Post by olan » Mon Jun 20, 2011 10:35 am

redcloud wrote:
Broc wrote:Thanks Redcloud.

I think it's a Project Debut I but the Ortofon Super OM 10 seems to refer to a cartridge and the stylus (Ortofon 10) is just a few quid more than the Ortofon 5E. Do you recommend upgrading the cartridge as well?

Is there much of a difference between these if they're roughly the same price?

If you scroll down a little here you'll see what I mean..
http://www.needledoctor.com/Online-Stor ... rtofon+omb

Thanks again.
Yes, I personally would replace the entire cartridge and stylus. This would be a good upgrade from the 5....plus you are not putting a cartridge on that is worth more than the actual deck. I do believe you will notice a difference with the 10 on your Debut 1 and you wont break the bank. If you want to spend more on a cartridge then the real question you should ask is whether or not you are prepared to invest in a better deck than the Debut 1. Don't get me wrong, the Debut 1 is very good...but, it is an intro level deck and its tone arm will only be able to offer so much. In other words, don't try to kit it out with something that the deck was never made for.
This is also good advice. Say you have $150-$200 to spend, you will get far better value for money if you spend $50 on a new cartridge and $150 on a new phono stage. The phono box that Pro-Ject make is superb, and miles better in comparison to the usual rubbish that is supplied as a phono stage with your typical yamaha, marantz etc entry-mid level integrated amps (if they even offer a phono stage) . NAD also make a phono stage that costs relatively little and is great, although the inbuilt phono stage in NAD integrated amps is pretty good for the $$.

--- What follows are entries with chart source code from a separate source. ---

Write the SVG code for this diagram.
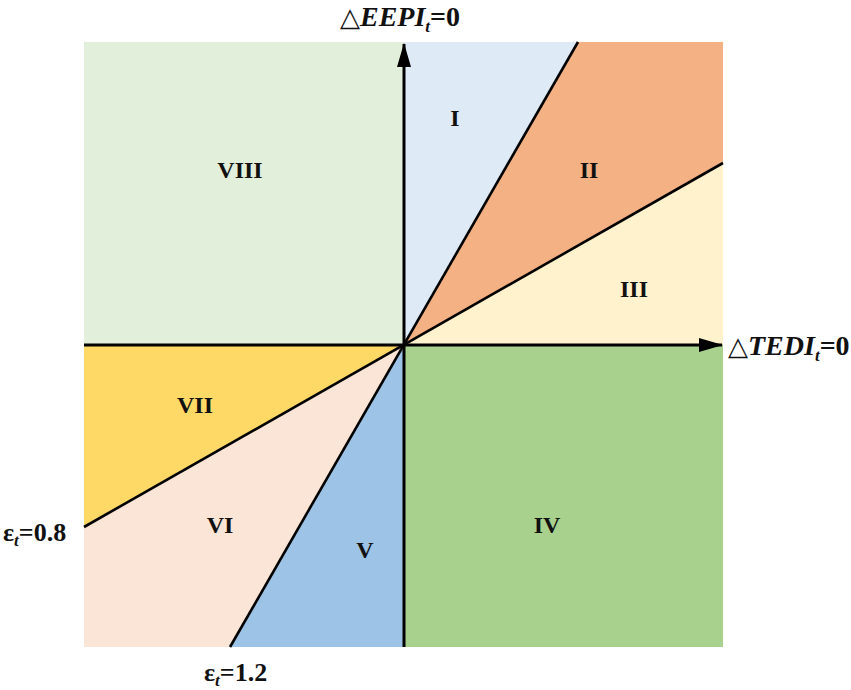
<svg xmlns="http://www.w3.org/2000/svg" width="851" height="690" viewBox="0 0 851 690">
<style>
.lbl{font-family:"Liberation Serif","Times New Roman",serif;font-weight:bold;font-size:24px;fill:#111;text-anchor:middle}
.ax{font-family:"Liberation Serif","Times New Roman",serif;font-weight:bold;font-size:28px;fill:#111}
.tri{font-family:"DejaVu Sans",sans-serif;font-weight:normal;font-size:26px}
.it{font-style:italic}
.sub{font-style:italic;font-size:17px}
.eps{font-family:"Liberation Serif","Times New Roman",serif;font-weight:bold;font-size:26px;fill:#111}
.axis{stroke:#000;stroke-width:3;fill:none}
.div{stroke:#000;stroke-width:2.6;fill:none}
</style>
<defs>
<marker id="ahb" markerWidth="24" markerHeight="14" refX="23" refY="7" orient="auto" markerUnits="userSpaceOnUse" viewBox="0 0 24 14">
<path d="M0,0 L24,7 L0,14 Z" fill="#000"/>
</marker>
</defs>
<g id="regions">
<g id="r8"><polygon points="84,42 404,42 404,345 84,345" fill="#E2EFDA"/><text class="lbl" x="240" y="178">VIII</text></g>
<g id="r1"><polygon points="404,42 578,42 404,345" fill="#DEEAF6"/><text class="lbl" x="455" y="126">I</text></g>
<g id="r2"><polygon points="578,42 723,42 723,163 404,345" fill="#F4B183"/><text class="lbl" x="589" y="178">II</text></g>
<g id="r3"><polygon points="723,163 723,345 404,345" fill="#FFF2CC"/><text class="lbl" x="634" y="297">III</text></g>
<g id="r4"><polygon points="404,345 723,345 723,647 404,647" fill="#A9D18E"/><text class="lbl" x="547" y="533">IV</text></g>
<g id="r5"><polygon points="404,345 404,647 230,647" fill="#9DC3E6"/><text class="lbl" x="365" y="558">V</text></g>
<g id="r6"><polygon points="404,345 230,647 84,647 84,527" fill="#FBE5D6"/><text class="lbl" x="220" y="533">VI</text></g>
<g id="r7"><polygon points="404,345 84,527 84,345" fill="#FFD966"/><text class="lbl" x="195" y="413">VII</text></g>
</g>
<g id="connectors">
<line class="div" x1="578" y1="42" x2="230" y2="647"/>
<line class="div" x1="723" y1="163" x2="84" y2="527"/>
<line class="axis" x1="84" y1="345" x2="722" y2="345" marker-end="url(#ahb)"/>
<line class="axis" x1="404" y1="647" x2="404" y2="44" marker-end="url(#ahb)"/>
</g>
<g id="labels">
<text class="ax" x="340" y="26"><tspan class="tri">△</tspan><tspan class="it">EEPI</tspan><tspan class="sub" dy="6">t</tspan><tspan dy="-6">=0</tspan></text>
<text class="ax" x="728" y="355"><tspan class="tri">△</tspan><tspan class="it">TEDI</tspan><tspan class="sub" dy="6">t</tspan><tspan dy="-6">=0</tspan></text>
<text class="eps" x="3" y="541">ε<tspan class="sub" dy="5">t</tspan><tspan dy="-5">=0.8</tspan></text>
<text class="eps" x="204" y="681">ε<tspan class="sub" dy="5">t</tspan><tspan dy="-5">=1.2</tspan></text>
</g>
</svg>
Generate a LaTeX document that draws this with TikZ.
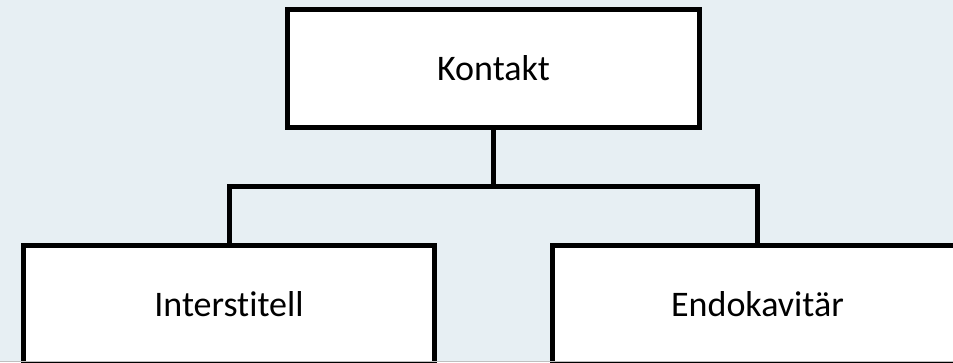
\documentclass[tikz,border=0pt]{standalone}
\usepackage{fontspec}
\setmainfont{Carlito}[Ligatures={NoCommon,NoContextual}]
\definecolor{bg}{RGB}{231,239,243}
\begin{document}
\begin{tikzpicture}[x=1pt,y=-1pt,
  box/.style={draw=black, fill=white, line width=5pt, minimum width=411pt, minimum height=118pt, inner sep=0pt, font=\fontsize{36}{43}\selectfont},
  conn/.style={draw=black, line width=5pt}]
\useasboundingbox (0,0) rectangle (953,362);
\clip (0,0) rectangle (953,362);
\fill[bg] (0,0) rectangle (953,362);
\node[box, minimum width=412pt] (top) at (493.5,68.5) {Kontakt};
\node[box] (left) at (229,304.5) {Interstitell};
\node[box] (right) at (757.5,304.5) {Endokavitär};
\coordinate (mid) at (493.5,186.5);
\draw[conn] (top.south) -- (mid);
\draw[conn] (left.north) |- (mid) -| (right.north);
\draw[black!25, line width=1pt] (0,361.5) -- (953,361.5);
\end{tikzpicture}
\end{document}
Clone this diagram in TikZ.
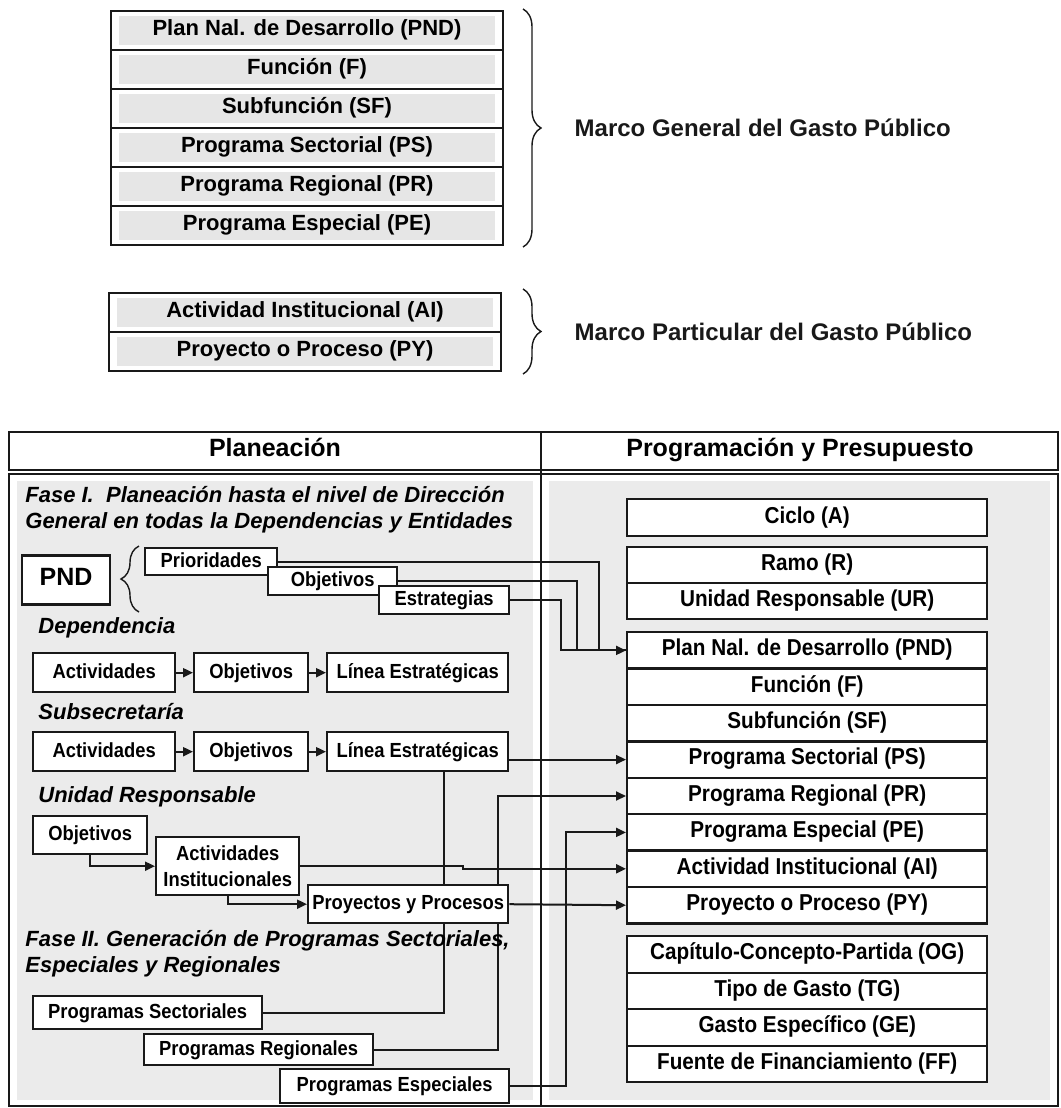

Cheapest upgrade for a turntable is to make sure it is away from the speakers so it is not feeding back resonance. Stick it on something that won't resonate. Ikea do a coffee table called Lack (I think) that is perfect for the job and costs $10 in Australia. I've got a mate with a pretty high speck Roksan turntable on one. You can store a good number of LPs under the table too.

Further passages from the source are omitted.